Job
Work out how many lines contain "chart". Reply with the count alone.

Source material
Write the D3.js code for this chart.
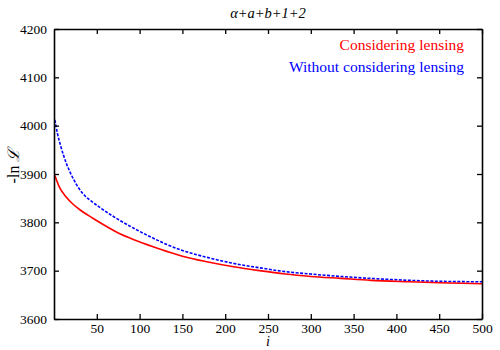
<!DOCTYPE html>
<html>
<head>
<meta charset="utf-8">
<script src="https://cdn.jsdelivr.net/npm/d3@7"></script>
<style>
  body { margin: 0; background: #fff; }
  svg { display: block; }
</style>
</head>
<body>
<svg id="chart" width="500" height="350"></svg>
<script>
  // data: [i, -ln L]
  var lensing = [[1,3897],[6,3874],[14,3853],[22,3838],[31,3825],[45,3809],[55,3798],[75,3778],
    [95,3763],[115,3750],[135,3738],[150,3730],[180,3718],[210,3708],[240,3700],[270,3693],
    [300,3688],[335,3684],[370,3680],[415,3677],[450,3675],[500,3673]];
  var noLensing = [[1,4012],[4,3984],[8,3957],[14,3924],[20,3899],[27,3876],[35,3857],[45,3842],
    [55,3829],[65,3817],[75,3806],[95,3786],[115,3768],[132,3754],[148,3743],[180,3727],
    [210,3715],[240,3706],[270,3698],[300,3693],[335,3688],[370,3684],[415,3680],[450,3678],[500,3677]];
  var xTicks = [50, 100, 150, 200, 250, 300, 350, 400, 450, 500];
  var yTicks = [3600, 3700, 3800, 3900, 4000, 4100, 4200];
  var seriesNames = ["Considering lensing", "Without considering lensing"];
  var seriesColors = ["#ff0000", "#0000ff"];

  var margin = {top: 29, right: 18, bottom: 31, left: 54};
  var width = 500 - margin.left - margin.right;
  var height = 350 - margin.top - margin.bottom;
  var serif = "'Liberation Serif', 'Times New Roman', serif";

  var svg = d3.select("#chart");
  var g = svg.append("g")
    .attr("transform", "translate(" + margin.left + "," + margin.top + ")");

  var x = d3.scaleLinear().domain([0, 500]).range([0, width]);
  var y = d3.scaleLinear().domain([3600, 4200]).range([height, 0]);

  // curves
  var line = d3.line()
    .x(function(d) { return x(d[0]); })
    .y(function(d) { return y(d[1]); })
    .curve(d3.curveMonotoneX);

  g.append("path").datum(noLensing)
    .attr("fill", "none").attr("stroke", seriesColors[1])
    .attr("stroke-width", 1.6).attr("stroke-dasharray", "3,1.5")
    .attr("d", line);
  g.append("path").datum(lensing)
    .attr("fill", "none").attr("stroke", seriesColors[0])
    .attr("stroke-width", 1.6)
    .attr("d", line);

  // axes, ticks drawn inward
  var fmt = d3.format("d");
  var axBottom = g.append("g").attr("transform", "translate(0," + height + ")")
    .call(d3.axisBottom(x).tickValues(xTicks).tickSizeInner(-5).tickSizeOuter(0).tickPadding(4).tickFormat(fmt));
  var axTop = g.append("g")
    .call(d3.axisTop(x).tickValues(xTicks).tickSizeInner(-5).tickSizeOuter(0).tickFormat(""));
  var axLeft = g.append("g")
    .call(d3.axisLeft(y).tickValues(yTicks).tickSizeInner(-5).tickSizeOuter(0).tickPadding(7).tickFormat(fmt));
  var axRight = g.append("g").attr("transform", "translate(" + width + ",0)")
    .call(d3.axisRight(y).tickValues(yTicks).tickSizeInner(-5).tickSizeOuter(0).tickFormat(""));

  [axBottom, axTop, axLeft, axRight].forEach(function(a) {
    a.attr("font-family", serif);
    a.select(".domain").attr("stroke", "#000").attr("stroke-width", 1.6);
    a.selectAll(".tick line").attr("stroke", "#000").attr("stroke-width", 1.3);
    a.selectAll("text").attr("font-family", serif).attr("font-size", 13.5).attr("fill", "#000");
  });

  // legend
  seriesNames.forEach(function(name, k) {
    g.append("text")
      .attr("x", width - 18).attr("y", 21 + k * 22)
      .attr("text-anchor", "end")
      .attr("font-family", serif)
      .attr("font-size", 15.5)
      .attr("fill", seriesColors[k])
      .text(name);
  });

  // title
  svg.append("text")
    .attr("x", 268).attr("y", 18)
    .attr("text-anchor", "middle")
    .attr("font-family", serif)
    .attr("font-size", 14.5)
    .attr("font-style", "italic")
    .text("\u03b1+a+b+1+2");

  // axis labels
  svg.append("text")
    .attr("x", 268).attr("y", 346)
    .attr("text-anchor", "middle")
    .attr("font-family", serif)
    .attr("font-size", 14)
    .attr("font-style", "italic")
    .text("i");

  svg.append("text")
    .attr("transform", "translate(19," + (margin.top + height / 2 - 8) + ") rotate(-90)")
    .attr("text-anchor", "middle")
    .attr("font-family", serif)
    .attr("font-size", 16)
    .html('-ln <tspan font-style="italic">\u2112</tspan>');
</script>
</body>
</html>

Reply
3